In project management, we frequently live by the schedule. The schedule is a great tool but the resources needed to complete the work need to be in your control. Otherwise, negotiation is required to resolve almost everything.
I remember when I started in project management. My mentor told me that project management was about three things: continuous change management, continuous negotiation and situation management. I remember telling Jack that if those were the three things I was sure it would be a damned boring job. He pointed out that project management wasn’t for the faint of heart. ” If you want to do this, you need to develop a calm manner and a Teflon hide”. That was a typical response from Jack.
Yesterday was one of those days when a project manager just plain ponders a future as a team member instead of project manager. It started when the vendor missed their 09:00 hours appointment. A call to their scheduling office netted about 30 minutes of wait time and 20 minutes of frustration. First, they couldn’t find the appointment. Then, they were sure it was for noon. The only problem was the noon appointment was for March 25th and the technicians showed up on time. So after, what seemed to be an interminable amount of time, they agreed they didn’t actually know when the technicians were going to make an appearance.
At the same time, Joe, one of the best contractors you could meet, was trying to get the carpet installer back to finish the job. He was in and out about 4 times working on small things, not showstoppers, that needed to be completed just to say we were finished. He blew in about 14:30 and I was still sitting on the floor waiting for the technicians with my laptop blaring (if laptop speakers can get that much volume) Bruce Springsteen. He grinned and said “I thought you were working.”
I laughed. I was sitting on the floor (we don’t have any furniture yet), working on my laptop, listening to an eclectic mix of Bruce Springsteen, Harry Chapin, Brad Paisley and Shelby Lynne, and wishing the vendor would just show up. We talked about the problem when sub-contractors don’t show up. The carpet man who has only about 20 square feet left to finish, hadn’t shown up either. We were both waiting for vendors. One of us was on their own time. The time that I spent sitting on the floor waiting for the ISP was out of pocket. Not a big thing, if you can take time off from an employer but very different if you are the employer.
About 14:00 (2pm), I called the customer care center. After 30 minutes on hold, an accidental disconnect (yah! right!), another call, 20 minutes on hold, I found a real life person. After a long discussion, they said “We found it! We weren’t supposed to be there until noon.”. My reply was “that was on March 25th. You were to be here between noon and 16:00 (4:00 pm). You managed that quite well. How is it that you can’t manage between 9:00 and 11:00? ” There was stunned silence on the other end of the phone. Then, the sound of furious keystrokes as the person tried to find out what happened. The next sound was “Can I call you back?” My response was “You can but I’ll be timing the call. I keep a journal so I know where I spend my time.” With that, I hung up the phone.

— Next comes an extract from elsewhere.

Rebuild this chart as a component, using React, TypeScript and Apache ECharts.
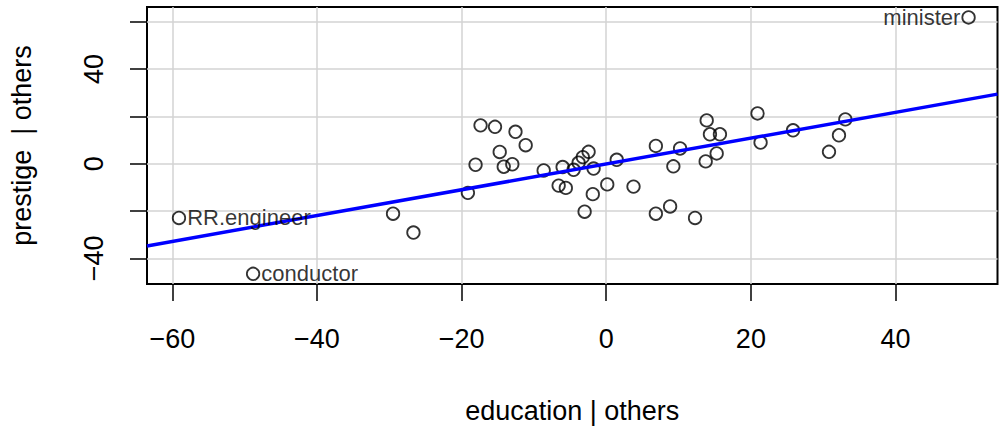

As I sat on the floor (furniture comes later in the schedule), I wondered what I would have done without a journal and a laptop. I wrote a synopsis of the call in my journal and settle back to wait for the promised return call. I am usually a very calm person but the military taught me that there is a place for carefully orchestrated force.
At 16:00 (4pm), two very cheerful technicians showed up. They were trying to figure out how to complete a 420 minute job in just under 20 minutes. I was surprised because the last time I divided 420 by 60 that equaled 7 hours. The likelihood that we would get a quality installation in 30 minutes when they need to completely removed all traces of a previous installation were some, none and not any.
The end result is that I have internet service in the office. But, if I look out the window, all I see is a free-floating cable that in a good gale is going to be like a whip in the wind. Quality obviously was sacrificed to meet the schedule. The interesting thing is I was never asked to sign a release. But, it is documented in my journal.
The golden nugget is “as a project manager, you never have 100% control. But, if you have documentation of actual events, you are in the driver’s seat. 90% of the time, what no one documents details.” I will use my journal to get 6 months free internet service and if I am feeling cranky, free telephone for a few months as well.
BTW, I never received the call back. Go figure.